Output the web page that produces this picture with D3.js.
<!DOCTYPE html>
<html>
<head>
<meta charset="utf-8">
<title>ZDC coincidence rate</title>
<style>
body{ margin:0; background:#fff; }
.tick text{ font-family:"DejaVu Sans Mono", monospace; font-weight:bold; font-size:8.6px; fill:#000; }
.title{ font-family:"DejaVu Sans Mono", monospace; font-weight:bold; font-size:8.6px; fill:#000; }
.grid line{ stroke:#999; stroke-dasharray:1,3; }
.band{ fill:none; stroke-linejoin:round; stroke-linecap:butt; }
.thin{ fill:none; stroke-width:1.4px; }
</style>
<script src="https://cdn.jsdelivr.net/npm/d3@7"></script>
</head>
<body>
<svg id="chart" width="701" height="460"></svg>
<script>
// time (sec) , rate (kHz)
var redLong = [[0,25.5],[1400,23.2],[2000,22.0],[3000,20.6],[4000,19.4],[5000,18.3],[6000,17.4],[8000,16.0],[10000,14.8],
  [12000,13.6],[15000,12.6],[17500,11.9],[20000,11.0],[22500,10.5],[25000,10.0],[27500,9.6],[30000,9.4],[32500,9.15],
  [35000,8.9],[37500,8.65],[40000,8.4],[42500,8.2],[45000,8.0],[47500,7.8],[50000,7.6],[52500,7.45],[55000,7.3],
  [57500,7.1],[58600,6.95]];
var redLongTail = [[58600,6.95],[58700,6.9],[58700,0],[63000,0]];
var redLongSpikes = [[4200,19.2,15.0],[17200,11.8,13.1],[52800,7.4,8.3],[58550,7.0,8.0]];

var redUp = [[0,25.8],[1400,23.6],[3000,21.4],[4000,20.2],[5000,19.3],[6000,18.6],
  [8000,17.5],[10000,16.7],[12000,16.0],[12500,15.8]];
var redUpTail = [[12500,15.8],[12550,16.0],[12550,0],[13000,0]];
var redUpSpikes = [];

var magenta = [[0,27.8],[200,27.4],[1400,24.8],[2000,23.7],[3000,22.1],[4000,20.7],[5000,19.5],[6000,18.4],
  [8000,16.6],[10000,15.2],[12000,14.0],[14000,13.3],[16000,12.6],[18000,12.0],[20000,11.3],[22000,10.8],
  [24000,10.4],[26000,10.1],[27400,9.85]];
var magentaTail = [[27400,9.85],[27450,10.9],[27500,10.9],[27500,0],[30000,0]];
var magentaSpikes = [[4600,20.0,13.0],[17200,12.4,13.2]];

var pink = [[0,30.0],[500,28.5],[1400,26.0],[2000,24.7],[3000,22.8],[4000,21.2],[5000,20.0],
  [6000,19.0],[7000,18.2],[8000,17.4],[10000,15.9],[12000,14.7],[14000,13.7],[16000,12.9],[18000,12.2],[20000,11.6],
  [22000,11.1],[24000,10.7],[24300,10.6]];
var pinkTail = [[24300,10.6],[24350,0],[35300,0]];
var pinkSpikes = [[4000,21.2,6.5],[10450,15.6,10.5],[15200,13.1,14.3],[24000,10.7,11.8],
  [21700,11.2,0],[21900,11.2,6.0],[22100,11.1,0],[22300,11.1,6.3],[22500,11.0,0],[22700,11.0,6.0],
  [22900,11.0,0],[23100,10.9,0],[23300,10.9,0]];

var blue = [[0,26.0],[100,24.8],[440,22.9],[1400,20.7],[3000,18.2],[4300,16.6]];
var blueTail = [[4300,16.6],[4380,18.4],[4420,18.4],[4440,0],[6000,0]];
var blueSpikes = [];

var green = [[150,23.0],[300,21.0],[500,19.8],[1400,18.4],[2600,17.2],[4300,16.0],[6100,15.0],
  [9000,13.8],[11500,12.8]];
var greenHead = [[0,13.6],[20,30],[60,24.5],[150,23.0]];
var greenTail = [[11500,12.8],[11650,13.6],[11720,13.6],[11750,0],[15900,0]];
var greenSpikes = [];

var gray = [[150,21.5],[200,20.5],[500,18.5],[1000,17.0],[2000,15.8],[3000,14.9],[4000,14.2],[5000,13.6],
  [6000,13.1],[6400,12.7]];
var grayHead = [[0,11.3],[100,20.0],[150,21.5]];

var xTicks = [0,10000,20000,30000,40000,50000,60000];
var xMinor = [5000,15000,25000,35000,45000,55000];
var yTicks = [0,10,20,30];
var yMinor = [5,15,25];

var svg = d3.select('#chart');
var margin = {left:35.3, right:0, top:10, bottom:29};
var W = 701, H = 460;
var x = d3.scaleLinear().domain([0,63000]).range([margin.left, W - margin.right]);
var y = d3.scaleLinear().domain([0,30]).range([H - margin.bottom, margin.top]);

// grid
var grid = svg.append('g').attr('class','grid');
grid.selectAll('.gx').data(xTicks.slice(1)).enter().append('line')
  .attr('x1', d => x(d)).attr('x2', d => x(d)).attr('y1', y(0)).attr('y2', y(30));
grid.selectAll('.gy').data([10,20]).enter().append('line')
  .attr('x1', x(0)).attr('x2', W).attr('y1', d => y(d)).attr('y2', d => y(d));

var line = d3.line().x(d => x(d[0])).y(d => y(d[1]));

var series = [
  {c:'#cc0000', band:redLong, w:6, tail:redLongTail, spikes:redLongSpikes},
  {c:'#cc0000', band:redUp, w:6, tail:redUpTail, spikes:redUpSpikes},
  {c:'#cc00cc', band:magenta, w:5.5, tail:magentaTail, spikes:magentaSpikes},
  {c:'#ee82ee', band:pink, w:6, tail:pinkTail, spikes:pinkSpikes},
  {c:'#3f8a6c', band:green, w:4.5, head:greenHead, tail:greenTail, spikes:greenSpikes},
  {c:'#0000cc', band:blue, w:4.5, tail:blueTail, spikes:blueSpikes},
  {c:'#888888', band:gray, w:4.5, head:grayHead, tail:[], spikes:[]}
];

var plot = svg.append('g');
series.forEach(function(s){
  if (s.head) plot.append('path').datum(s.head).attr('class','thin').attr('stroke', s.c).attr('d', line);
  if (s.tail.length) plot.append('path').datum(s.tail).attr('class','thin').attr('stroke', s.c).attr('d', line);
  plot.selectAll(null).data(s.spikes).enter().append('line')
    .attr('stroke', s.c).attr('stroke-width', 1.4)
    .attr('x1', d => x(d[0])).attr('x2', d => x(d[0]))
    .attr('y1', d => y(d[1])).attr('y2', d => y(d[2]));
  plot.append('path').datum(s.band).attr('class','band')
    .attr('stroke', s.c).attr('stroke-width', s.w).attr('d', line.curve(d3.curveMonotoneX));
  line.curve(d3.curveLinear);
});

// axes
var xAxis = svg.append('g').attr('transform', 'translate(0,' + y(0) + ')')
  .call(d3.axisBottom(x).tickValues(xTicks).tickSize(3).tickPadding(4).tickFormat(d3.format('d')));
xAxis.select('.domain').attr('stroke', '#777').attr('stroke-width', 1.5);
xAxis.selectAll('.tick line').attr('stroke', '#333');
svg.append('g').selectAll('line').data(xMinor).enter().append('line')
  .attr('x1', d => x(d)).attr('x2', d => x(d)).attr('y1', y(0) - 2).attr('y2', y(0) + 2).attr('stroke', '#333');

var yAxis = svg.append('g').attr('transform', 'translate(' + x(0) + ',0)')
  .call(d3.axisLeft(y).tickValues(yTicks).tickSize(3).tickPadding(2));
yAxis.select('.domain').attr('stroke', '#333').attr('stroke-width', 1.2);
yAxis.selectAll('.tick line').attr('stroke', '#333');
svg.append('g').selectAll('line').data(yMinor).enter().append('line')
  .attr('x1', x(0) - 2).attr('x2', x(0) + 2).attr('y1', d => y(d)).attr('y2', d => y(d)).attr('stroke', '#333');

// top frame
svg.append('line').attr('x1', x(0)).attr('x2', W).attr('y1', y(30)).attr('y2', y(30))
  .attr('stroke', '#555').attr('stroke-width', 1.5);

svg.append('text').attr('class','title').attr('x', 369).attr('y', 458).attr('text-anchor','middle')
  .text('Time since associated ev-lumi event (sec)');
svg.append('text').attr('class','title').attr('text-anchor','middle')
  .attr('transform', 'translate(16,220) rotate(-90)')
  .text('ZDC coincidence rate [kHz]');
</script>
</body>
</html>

···

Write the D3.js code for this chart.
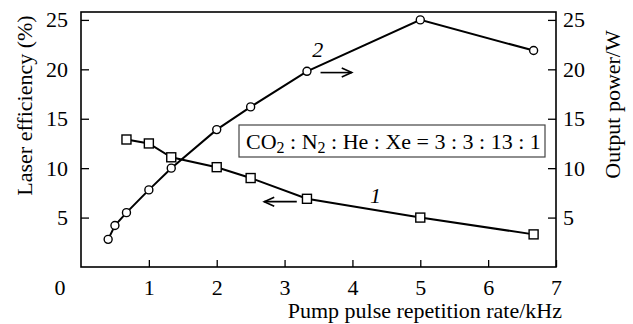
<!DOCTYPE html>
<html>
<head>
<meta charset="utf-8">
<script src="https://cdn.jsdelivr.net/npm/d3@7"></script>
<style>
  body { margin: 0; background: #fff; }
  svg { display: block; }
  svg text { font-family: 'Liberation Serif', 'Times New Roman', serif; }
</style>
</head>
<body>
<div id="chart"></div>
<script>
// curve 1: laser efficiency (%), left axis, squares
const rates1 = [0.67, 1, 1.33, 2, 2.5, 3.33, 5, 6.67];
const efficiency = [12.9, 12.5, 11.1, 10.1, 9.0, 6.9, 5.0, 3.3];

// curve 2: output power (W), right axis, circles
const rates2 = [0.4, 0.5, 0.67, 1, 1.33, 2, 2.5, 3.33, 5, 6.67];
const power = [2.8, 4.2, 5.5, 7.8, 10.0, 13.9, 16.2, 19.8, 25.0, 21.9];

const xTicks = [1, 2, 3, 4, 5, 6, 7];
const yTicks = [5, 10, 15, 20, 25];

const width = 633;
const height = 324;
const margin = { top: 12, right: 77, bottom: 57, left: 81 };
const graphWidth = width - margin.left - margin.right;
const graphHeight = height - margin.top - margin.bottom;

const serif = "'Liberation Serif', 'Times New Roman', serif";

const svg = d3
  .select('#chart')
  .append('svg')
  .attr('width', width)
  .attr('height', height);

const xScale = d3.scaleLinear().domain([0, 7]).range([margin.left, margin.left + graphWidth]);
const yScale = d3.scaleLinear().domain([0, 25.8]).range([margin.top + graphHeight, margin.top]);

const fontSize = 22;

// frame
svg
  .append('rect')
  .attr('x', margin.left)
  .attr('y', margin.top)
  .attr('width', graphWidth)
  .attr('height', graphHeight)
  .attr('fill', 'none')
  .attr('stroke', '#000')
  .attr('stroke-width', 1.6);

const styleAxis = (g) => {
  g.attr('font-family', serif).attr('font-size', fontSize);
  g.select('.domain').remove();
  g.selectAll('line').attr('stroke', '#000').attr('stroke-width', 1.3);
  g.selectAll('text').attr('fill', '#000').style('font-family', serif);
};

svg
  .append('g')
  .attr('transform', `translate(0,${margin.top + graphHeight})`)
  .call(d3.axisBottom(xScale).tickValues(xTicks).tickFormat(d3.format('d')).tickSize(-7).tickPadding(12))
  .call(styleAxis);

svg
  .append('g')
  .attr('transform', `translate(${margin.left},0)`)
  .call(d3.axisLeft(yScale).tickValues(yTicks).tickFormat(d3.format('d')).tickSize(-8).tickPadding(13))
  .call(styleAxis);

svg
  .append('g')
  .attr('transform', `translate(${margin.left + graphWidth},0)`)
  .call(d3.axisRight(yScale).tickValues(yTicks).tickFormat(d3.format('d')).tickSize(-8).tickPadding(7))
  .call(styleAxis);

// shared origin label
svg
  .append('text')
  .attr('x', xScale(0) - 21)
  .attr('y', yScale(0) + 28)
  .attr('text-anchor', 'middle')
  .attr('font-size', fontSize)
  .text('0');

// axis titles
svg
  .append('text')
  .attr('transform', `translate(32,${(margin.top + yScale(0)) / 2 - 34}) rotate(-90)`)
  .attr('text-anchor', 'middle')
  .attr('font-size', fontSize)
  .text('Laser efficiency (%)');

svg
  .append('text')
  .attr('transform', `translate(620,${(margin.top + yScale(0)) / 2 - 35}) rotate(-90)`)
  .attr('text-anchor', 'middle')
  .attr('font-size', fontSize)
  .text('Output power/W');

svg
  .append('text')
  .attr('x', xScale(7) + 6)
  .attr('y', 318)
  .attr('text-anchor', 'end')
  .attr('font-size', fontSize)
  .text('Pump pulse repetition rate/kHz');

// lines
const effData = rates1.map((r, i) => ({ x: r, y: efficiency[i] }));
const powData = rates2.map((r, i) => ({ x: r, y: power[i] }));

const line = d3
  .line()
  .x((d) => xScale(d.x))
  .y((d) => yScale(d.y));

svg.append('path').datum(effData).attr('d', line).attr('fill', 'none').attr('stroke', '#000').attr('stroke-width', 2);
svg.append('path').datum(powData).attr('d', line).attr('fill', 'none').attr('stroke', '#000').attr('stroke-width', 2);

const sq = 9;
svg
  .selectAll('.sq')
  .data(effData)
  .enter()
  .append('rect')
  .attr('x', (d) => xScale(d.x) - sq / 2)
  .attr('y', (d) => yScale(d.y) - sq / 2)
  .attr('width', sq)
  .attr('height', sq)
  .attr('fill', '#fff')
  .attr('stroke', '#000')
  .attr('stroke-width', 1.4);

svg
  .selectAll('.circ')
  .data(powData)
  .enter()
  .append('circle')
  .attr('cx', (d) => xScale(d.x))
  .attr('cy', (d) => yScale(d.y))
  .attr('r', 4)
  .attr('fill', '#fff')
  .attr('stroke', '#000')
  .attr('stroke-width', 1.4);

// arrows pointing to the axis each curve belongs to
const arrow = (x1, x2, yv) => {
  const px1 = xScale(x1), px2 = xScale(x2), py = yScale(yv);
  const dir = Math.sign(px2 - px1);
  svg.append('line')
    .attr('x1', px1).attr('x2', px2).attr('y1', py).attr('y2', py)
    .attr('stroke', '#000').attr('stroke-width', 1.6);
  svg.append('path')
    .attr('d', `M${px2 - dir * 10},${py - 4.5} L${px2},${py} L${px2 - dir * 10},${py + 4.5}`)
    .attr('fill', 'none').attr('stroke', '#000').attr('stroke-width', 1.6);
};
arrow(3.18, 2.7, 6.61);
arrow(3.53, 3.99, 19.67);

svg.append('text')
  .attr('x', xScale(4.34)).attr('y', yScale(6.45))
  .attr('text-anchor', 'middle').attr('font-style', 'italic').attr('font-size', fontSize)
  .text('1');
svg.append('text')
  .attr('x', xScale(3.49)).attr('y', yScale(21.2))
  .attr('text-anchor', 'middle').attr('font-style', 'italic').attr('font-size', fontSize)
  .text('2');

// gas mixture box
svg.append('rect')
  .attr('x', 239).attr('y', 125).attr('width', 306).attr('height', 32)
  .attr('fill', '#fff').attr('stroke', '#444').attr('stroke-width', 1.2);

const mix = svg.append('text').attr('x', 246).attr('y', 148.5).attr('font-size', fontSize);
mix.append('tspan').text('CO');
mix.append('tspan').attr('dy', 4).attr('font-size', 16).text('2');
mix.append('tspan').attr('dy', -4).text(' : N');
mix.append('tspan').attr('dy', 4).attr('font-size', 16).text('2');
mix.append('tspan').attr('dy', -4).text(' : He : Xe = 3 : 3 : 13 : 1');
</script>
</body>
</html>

···

» **SHORT TASK**
Repeat exactly, and only, the entries from the line with "Write the D3.js code for this chart." through the line with "const yTicks = [5, 10, 15, 20, 25];". Pictures are skipped.

» **THE SOLUTION**
Write the D3.js code for this chart.
<!DOCTYPE html>
<html>
<head>
<meta charset="utf-8">
<script src="https://cdn.jsdelivr.net/npm/d3@7"></script>
<style>
  body { margin: 0; background: #fff; }
  svg { display: block; }
  svg text { font-family: 'Liberation Serif', 'Times New Roman', serif; }
</style>
</head>
<body>
<div id="chart"></div>
<script>
// curve 1: laser efficiency (%), left axis, squares
const rates1 = [0.67, 1, 1.33, 2, 2.5, 3.33, 5, 6.67];
const efficiency = [12.9, 12.5, 11.1, 10.1, 9.0, 6.9, 5.0, 3.3];

// curve 2: output power (W), right axis, circles
const rates2 = [0.4, 0.5, 0.67, 1, 1.33, 2, 2.5, 3.33, 5, 6.67];
const power = [2.8, 4.2, 5.5, 7.8, 10.0, 13.9, 16.2, 19.8, 25.0, 21.9];

const xTicks = [1, 2, 3, 4, 5, 6, 7];
const yTicks = [5, 10, 15, 20, 25];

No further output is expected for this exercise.